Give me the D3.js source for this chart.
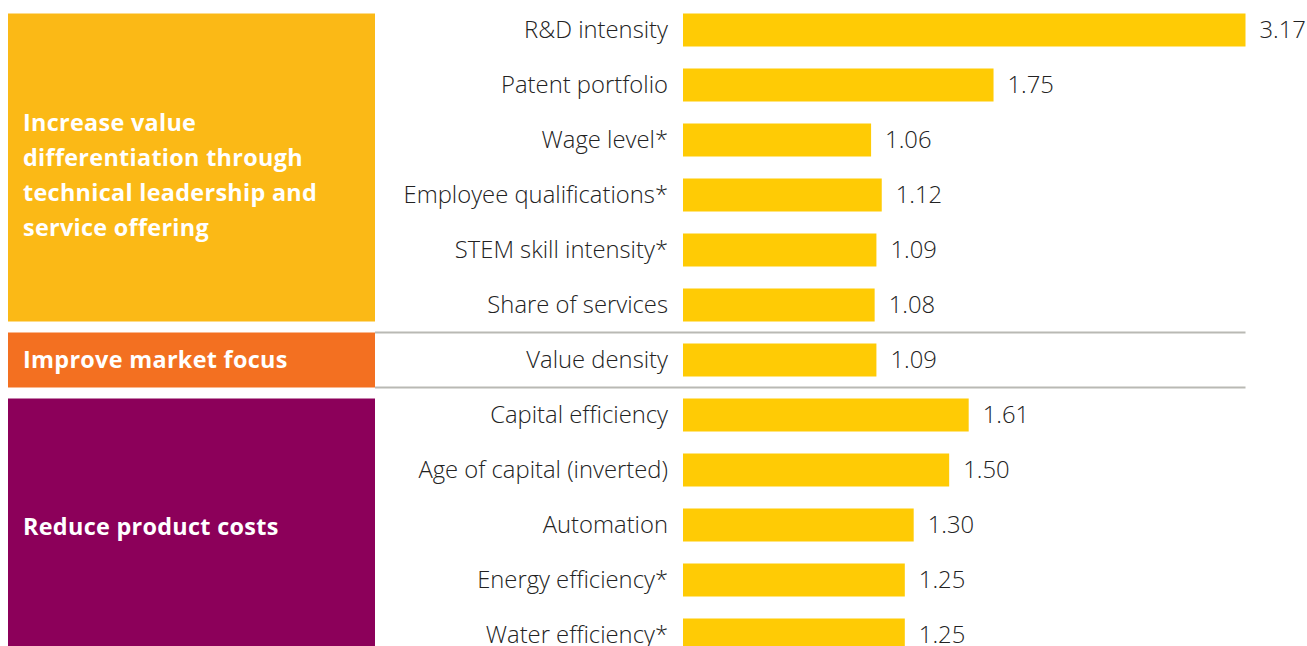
<!DOCTYPE html>
<html><head><meta charset="utf-8">
<script src="https://cdn.jsdelivr.net/npm/d3@7"></script>
<style>
html,body{margin:0;padding:0;background:#fff;overflow:hidden;}
</style></head>
<body>
<svg id="chart" width="1307" height="646"></svg>
<script>
const categories = ["R&D intensity","Patent portfolio","Wage level*","Employee qualifications*","STEM skill intensity*","Share of services","Value density","Capital efficiency","Age of capital (inverted)","Automation","Energy efficiency*","Water efficiency*"];
const values = [3.17,1.75,1.06,1.12,1.09,1.08,1.09,1.61,1.50,1.30,1.25,1.25];
const valueLabels = ["3.17","1.75","1.06","1.12","1.09","1.08","1.09","1.61","1.50","1.30","1.25","1.25"];
const groupNames = ["Increase value differentiation through technical leadership and service offering","Improve market focus","Reduce product costs"];
const groupLines = [["Increase value","differentiation through","technical leadership and","service offering"],["Improve market focus"],["Reduce product costs"]];
const groupFirst = [0,6,7];
const groupLast = [5,6,11];
const groupColors = ["#FBB916","#F37021","#8C005A"];

const svg = d3.select("#chart");
const y = d3.scaleBand().domain(categories).range([2.5, 662.5]).padding(0);
const x = d3.scaleLinear().domain([0, 3.17]).range([683, 1245.5]);
const barH = 33;
const cy = c => y(c) + y.bandwidth()/2;
const textShift = [8, 0, 2];

// group blocks
groupNames.forEach((g, i) => {
  const first = categories[groupFirst[i]], last = categories[groupLast[i]];
  let top, bottom;
  if (i === 1) { top = y(first); bottom = y(first) + y.bandwidth(); }
  else { top = cy(first) - barH/2; bottom = cy(last) + barH/2; }
  svg.append("rect").attr("x", 8).attr("y", top).attr("width", 367).attr("height", bottom - top).attr("fill", groupColors[i]);
  const lines = groupLines[i];
  const mid = (top + bottom)/2 + textShift[i];
  const lh = 35;
  const t = svg.append("text").attr("font-family","'Open Sans', sans-serif").attr("font-weight", 700)
    .attr("font-size", 23.4).attr("letter-spacing", "0.3px").attr("fill", "#fff");
  lines.forEach((l, k) => {
    t.append("tspan").attr("x", 23).attr("y", mid + (k - (lines.length-1)/2)*lh).attr("dy", "0.35em").text(l);
  });
});

// separators
[5, 6].forEach(i => {
  const yy = y(categories[i]) + y.bandwidth();
  svg.append("line").attr("x1", 375).attr("x2", 1245.5).attr("y1", yy).attr("y2", yy)
    .attr("stroke", "#b9b9b4").attr("stroke-width", 2);
});

// bars
svg.selectAll("rect.bar").data(categories).join("rect").attr("class","bar")
  .attr("x", x(0)).attr("y", d => cy(d) - barH/2)
  .attr("width", (d,i) => x(values[i]) - x(0)).attr("height", barH).attr("fill", "#FFCB05");

// category labels
svg.selectAll("text.cat").data(categories).join("text").attr("class","cat")
  .attr("x", 668).attr("y", d => cy(d)).attr("dy","0.35em").attr("text-anchor","end")
  .attr("font-family","'Open Sans', sans-serif").attr("font-weight",300).attr("font-size",23.8).attr("fill","#222")
  .text(d => d);

// value labels
svg.selectAll("text.val").data(categories).join("text").attr("class","val")
  .attr("x", (d,i) => x(values[i]) + 14).attr("y", d => cy(d)).attr("dy","0.35em")
  .attr("font-family","'Open Sans', sans-serif").attr("font-weight",300).attr("font-size",23.8).attr("fill","#222")
  .text((d,i) => valueLabels[i]);
</script>
</body></html>
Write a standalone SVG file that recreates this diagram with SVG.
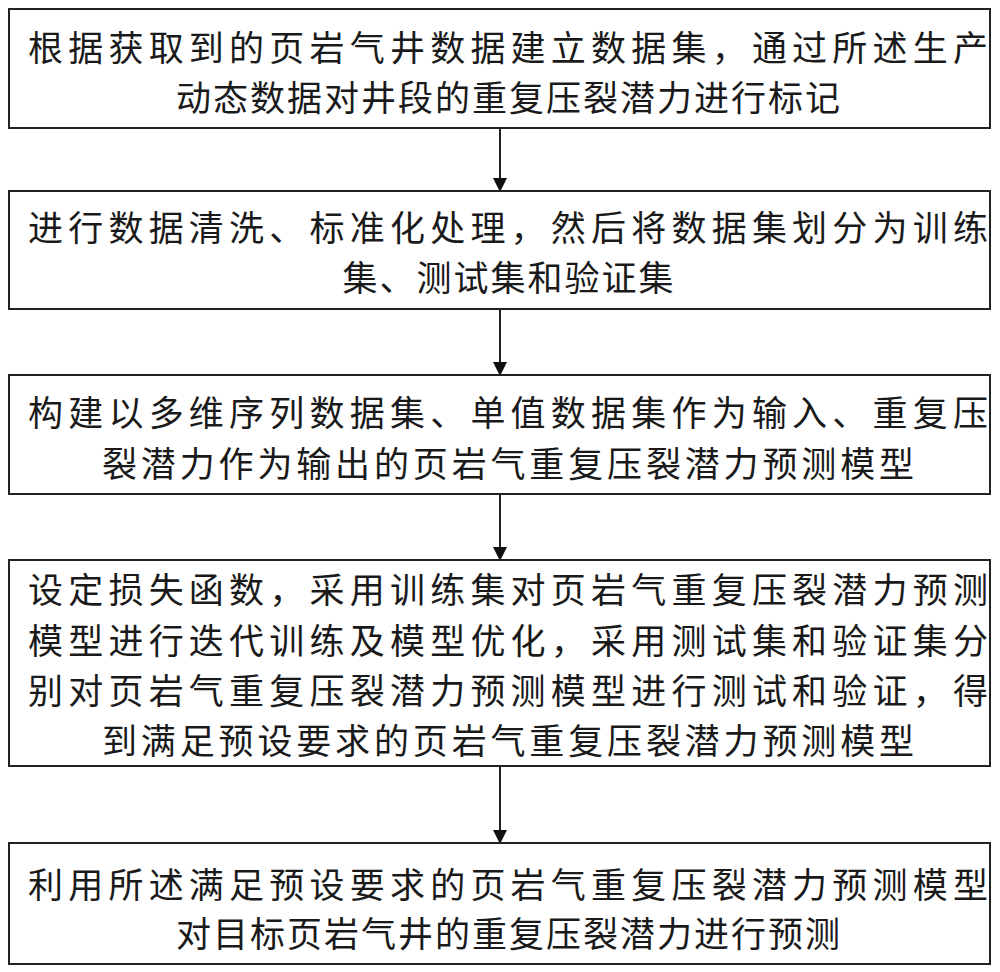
<svg xmlns="http://www.w3.org/2000/svg" width="1000" height="972" viewBox="0 0 1000 972">
<style>
rect{fill:#fff;stroke:#222;stroke-width:2}
text{font-family:"Noto Sans CJK SC","Noto Sans CJK JP",sans-serif;font-size:35px;fill:#1a1a1a;text-anchor:middle}
.c line{stroke:#222;stroke-width:2}
</style>
<defs><marker id="a" markerWidth="14" markerHeight="14" refX="12" refY="7" orient="auto" markerUnits="userSpaceOnUse" viewBox="0 0 14 14"><path d="M0,0L14,7L0,14Z" fill="#111"/></marker></defs>
<rect width="1000" height="972" style="stroke:none"/>
<g class="c">
<line x1="500" y1="128" x2="500" y2="190" marker-end="url(#a)"/>
<line x1="500" y1="309" x2="500" y2="374" marker-end="url(#a)"/>
<line x1="500" y1="494" x2="500" y2="559" marker-end="url(#a)"/>
<line x1="500" y1="766" x2="500" y2="842" marker-end="url(#a)"/>
</g>
<g id="n1"><rect x="9" y="9" width="981" height="119"/><text x="508" y="61" textLength="960" lengthAdjust="spacing">根据获取到的页岩气井数据建立数据集，通过所述生产</text><text x="508" y="111" textLength="664" lengthAdjust="spacing">动态数据对井段的重复压裂潜力进行标记</text></g>
<g id="n2"><rect x="9" y="191" width="981" height="118"/><text x="508" y="241" textLength="960" lengthAdjust="spacing">进行数据清洗、标准化处理，然后将数据集划分为训练</text><text x="508" y="291" textLength="331" lengthAdjust="spacing">集、测试集和验证集</text></g>
<g id="n3"><rect x="9" y="375" width="981" height="119"/><text x="508" y="426" textLength="960" lengthAdjust="spacing">构建以多维序列数据集、单值数据集作为输入、重复压</text><text x="508" y="477" textLength="812" lengthAdjust="spacing">裂潜力作为输出的页岩气重复压裂潜力预测模型</text></g>
<g id="n4"><rect x="9" y="560" width="981" height="206"/><text x="508" y="603" textLength="960" lengthAdjust="spacing">设定损失函数，采用训练集对页岩气重复压裂潜力预测</text><text x="508" y="654" textLength="960" lengthAdjust="spacing">模型进行迭代训练及模型优化，采用测试集和验证集分</text><text x="508" y="704" textLength="960" lengthAdjust="spacing">别对页岩气重复压裂潜力预测模型进行测试和验证，得</text><text x="508" y="754" textLength="812" lengthAdjust="spacing">到满足预设要求的页岩气重复压裂潜力预测模型</text></g>
<g id="n5"><rect x="9" y="843" width="981" height="121"/><text x="508" y="898" textLength="960" lengthAdjust="spacing">利用所述满足预设要求的页岩气重复压裂潜力预测模型</text><text x="508" y="947" textLength="664" lengthAdjust="spacing">对目标页岩气井的重复压裂潜力进行预测</text></g>
</svg>
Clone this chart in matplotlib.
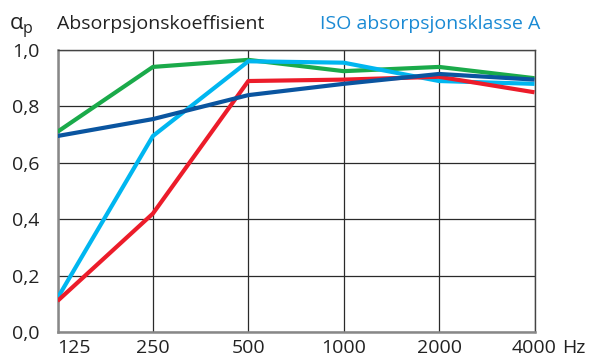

▶ Given task: Leave out the pictures and give the listing above again exactly.

▶ Task output:
Give me the D3.js source for this chart.
<!DOCTYPE html>
<html><head><meta charset="utf-8">
<script src="https://cdn.jsdelivr.net/npm/d3@7"></script>
<style>
html,body{margin:0;padding:0;background:#fff;overflow:hidden;}
</style></head>
<body>
<svg id="chart" width="1307" height="646"></svg>
<script>
const categories = ["R&D intensity","Patent portfolio","Wage level*","Employee qualifications*","STEM skill intensity*","Share of services","Value density","Capital efficiency","Age of capital (inverted)","Automation","Energy efficiency*","Water efficiency*"];
const values = [3.17,1.75,1.06,1.12,1.09,1.08,1.09,1.61,1.50,1.30,1.25,1.25];
const valueLabels = ["3.17","1.75","1.06","1.12","1.09","1.08","1.09","1.61","1.50","1.30","1.25","1.25"];
const groupNames = ["Increase value differentiation through technical leadership and service offering","Improve market focus","Reduce product costs"];
const groupLines = [["Increase value","differentiation through","technical leadership and","service offering"],["Improve market focus"],["Reduce product costs"]];
const groupFirst = [0,6,7];
const groupLast = [5,6,11];
const groupColors = ["#FBB916","#F37021","#8C005A"];

const svg = d3.select("#chart");
const y = d3.scaleBand().domain(categories).range([2.5, 662.5]).padding(0);
const x = d3.scaleLinear().domain([0, 3.17]).range([683, 1245.5]);
const barH = 33;
const cy = c => y(c) + y.bandwidth()/2;
const textShift = [8, 0, 2];

// group blocks
groupNames.forEach((g, i) => {
  const first = categories[groupFirst[i]], last = categories[groupLast[i]];
  let top, bottom;
  if (i === 1) { top = y(first); bottom = y(first) + y.bandwidth(); }
  else { top = cy(first) - barH/2; bottom = cy(last) + barH/2; }
  svg.append("rect").attr("x", 8).attr("y", top).attr("width", 367).attr("height", bottom - top).attr("fill", groupColors[i]);
  const lines = groupLines[i];
  const mid = (top + bottom)/2 + textShift[i];
  const lh = 35;
  const t = svg.append("text").attr("font-family","'Open Sans', sans-serif").attr("font-weight", 700)
    .attr("font-size", 23.4).attr("letter-spacing", "0.3px").attr("fill", "#fff");
  lines.forEach((l, k) => {
    t.append("tspan").attr("x", 23).attr("y", mid + (k - (lines.length-1)/2)*lh).attr("dy", "0.35em").text(l);
  });
});

// separators
[5, 6].forEach(i => {
  const yy = y(categories[i]) + y.bandwidth();
  svg.append("line").attr("x1", 375).attr("x2", 1245.5).attr("y1", yy).attr("y2", yy)
    .attr("stroke", "#b9b9b4").attr("stroke-width", 2);
});

// bars
svg.selectAll("rect.bar").data(categories).join("rect").attr("class","bar")
  .attr("x", x(0)).attr("y", d => cy(d) - barH/2)
  .attr("width", (d,i) => x(values[i]) - x(0)).attr("height", barH).attr("fill", "#FFCB05");

// category labels
svg.selectAll("text.cat").data(categories).join("text").attr("class","cat")
  .attr("x", 668).attr("y", d => cy(d)).attr("dy","0.35em").attr("text-anchor","end")
  .attr("font-family","'Open Sans', sans-serif").attr("font-weight",300).attr("font-size",23.8).attr("fill","#222")
  .text(d => d);

// value labels
svg.selectAll("text.val").data(categories).join("text").attr("class","val")
  .attr("x", (d,i) => x(values[i]) + 14).attr("y", d => cy(d)).attr("dy","0.35em")
  .attr("font-family","'Open Sans', sans-serif").attr("font-weight",300).attr("font-size",23.8).attr("fill","#222")
  .text((d,i) => valueLabels[i]);
</script>
</body></html>
Write a standalone SVG file that recreates this diagram with SVG.
<svg xmlns="http://www.w3.org/2000/svg" width="1000" height="972" viewBox="0 0 1000 972">
<style>
rect{fill:#fff;stroke:#222;stroke-width:2}
text{font-family:"Noto Sans CJK SC","Noto Sans CJK JP",sans-serif;font-size:35px;fill:#1a1a1a;text-anchor:middle}
.c line{stroke:#222;stroke-width:2}
</style>
<defs><marker id="a" markerWidth="14" markerHeight="14" refX="12" refY="7" orient="auto" markerUnits="userSpaceOnUse" viewBox="0 0 14 14"><path d="M0,0L14,7L0,14Z" fill="#111"/></marker></defs>
<rect width="1000" height="972" style="stroke:none"/>
<g class="c">
<line x1="500" y1="128" x2="500" y2="190" marker-end="url(#a)"/>
<line x1="500" y1="309" x2="500" y2="374" marker-end="url(#a)"/>
<line x1="500" y1="494" x2="500" y2="559" marker-end="url(#a)"/>
<line x1="500" y1="766" x2="500" y2="842" marker-end="url(#a)"/>
</g>
<g id="n1"><rect x="9" y="9" width="981" height="119"/><text x="508" y="61" textLength="960" lengthAdjust="spacing">根据获取到的页岩气井数据建立数据集，通过所述生产</text><text x="508" y="111" textLength="664" lengthAdjust="spacing">动态数据对井段的重复压裂潜力进行标记</text></g>
<g id="n2"><rect x="9" y="191" width="981" height="118"/><text x="508" y="241" textLength="960" lengthAdjust="spacing">进行数据清洗、标准化处理，然后将数据集划分为训练</text><text x="508" y="291" textLength="331" lengthAdjust="spacing">集、测试集和验证集</text></g>
<g id="n3"><rect x="9" y="375" width="981" height="119"/><text x="508" y="426" textLength="960" lengthAdjust="spacing">构建以多维序列数据集、单值数据集作为输入、重复压</text><text x="508" y="477" textLength="812" lengthAdjust="spacing">裂潜力作为输出的页岩气重复压裂潜力预测模型</text></g>
<g id="n4"><rect x="9" y="560" width="981" height="206"/><text x="508" y="603" textLength="960" lengthAdjust="spacing">设定损失函数，采用训练集对页岩气重复压裂潜力预测</text><text x="508" y="654" textLength="960" lengthAdjust="spacing">模型进行迭代训练及模型优化，采用测试集和验证集分</text><text x="508" y="704" textLength="960" lengthAdjust="spacing">别对页岩气重复压裂潜力预测模型进行测试和验证，得</text><text x="508" y="754" textLength="812" lengthAdjust="spacing">到满足预设要求的页岩气重复压裂潜力预测模型</text></g>
<g id="n5"><rect x="9" y="843" width="981" height="121"/><text x="508" y="898" textLength="960" lengthAdjust="spacing">利用所述满足预设要求的页岩气重复压裂潜力预测模型</text><text x="508" y="947" textLength="664" lengthAdjust="spacing">对目标页岩气井的重复压裂潜力进行预测</text></g>
</svg>
Clone this chart in matplotlib.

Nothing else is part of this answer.